AI code review catches syntactic and structural issues well: unused imports, type errors, obvious null dereferences. It does not reliably catch business-logic errors because the logic's correctness depends on requirements that rarely appear in the diff. Adding a second AI reviewer or a stronger model does not fix this: both read the same artifact and lack the same missing input (the intended behavior). Two reviewers with the same blind spot are still blind.
A business-logic bug is a defect where the code runs correctly and throws no exceptions, but the outcome is wrong relative to the intended behavior of the system. Examples: a pricing function applies a 20% discount to monthly plans when only annual plans should qualify; a permission check lets a user in role B see tenant A's data; an order is marked shipped before payment settles. The code is internally consistent. The behavior is wrong.

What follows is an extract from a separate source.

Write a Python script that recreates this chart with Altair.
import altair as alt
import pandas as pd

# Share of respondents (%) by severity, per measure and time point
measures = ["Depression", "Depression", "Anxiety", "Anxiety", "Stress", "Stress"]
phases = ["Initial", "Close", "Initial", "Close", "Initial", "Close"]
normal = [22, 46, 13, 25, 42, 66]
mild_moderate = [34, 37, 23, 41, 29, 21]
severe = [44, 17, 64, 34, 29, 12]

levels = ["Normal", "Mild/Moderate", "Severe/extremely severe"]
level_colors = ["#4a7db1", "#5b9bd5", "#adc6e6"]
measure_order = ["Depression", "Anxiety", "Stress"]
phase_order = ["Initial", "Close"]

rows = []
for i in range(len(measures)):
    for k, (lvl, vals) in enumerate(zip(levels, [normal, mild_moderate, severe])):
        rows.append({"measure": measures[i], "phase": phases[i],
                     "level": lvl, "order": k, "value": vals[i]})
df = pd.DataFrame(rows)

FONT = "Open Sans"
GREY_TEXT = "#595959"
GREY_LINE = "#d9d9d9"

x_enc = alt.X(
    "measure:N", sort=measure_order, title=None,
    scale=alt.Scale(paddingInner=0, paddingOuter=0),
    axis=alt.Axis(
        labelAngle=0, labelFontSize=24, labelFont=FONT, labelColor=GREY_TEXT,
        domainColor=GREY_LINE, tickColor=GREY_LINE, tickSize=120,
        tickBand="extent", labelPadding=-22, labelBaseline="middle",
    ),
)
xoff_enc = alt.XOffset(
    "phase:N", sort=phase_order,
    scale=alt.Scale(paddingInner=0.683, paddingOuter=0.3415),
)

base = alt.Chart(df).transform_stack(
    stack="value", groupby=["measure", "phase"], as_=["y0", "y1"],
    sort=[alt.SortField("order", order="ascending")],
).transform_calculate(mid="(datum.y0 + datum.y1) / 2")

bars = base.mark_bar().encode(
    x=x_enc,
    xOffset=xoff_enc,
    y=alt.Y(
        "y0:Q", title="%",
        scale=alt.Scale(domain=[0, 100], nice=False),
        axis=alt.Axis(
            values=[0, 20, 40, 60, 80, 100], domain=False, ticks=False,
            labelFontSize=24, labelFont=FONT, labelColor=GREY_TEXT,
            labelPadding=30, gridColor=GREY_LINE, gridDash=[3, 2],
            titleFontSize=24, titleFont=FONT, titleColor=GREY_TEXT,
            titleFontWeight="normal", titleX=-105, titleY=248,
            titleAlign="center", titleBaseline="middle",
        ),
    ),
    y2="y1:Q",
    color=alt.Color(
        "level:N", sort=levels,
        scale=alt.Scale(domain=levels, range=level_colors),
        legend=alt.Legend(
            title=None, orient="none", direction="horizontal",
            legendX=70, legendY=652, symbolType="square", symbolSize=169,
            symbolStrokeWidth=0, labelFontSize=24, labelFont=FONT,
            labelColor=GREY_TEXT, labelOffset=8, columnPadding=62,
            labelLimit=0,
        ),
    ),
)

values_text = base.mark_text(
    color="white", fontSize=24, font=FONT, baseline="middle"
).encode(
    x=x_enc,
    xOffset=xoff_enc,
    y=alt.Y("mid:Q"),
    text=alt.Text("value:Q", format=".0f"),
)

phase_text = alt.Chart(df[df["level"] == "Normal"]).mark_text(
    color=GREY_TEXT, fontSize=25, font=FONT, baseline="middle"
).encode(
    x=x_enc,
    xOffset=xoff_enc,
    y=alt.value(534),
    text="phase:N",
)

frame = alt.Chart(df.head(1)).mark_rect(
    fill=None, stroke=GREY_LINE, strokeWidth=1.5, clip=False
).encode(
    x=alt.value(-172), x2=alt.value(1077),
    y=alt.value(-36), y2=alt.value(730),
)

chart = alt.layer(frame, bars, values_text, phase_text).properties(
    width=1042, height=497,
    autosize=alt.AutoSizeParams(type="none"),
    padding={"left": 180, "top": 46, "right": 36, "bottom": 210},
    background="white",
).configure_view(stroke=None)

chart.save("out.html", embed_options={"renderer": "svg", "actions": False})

Not for business-logic verification. AI excels at syntactic review, type checking, and generating tests that execute code paths. It does not replace the independent verification layer that checks whether the running application produces the outcomes users and the business expect. An identity-security customer running AI review on every PR told us: 'It doesn't cover the business case. Our QA engineers are still finding things.' The gap is not speed or scale. It is independence.
Outcome-based, independent verification catches business-logic bugs. Tests must be derived from real user flows and expected business outcomes, executed against the running application, and asserting on what the user or business observes (the price charged, the page visible, the state persisted), not on what the code says it does. E2E tests that exercise the full application stack from the outside provide the independence that code review and unit tests structurally cannot.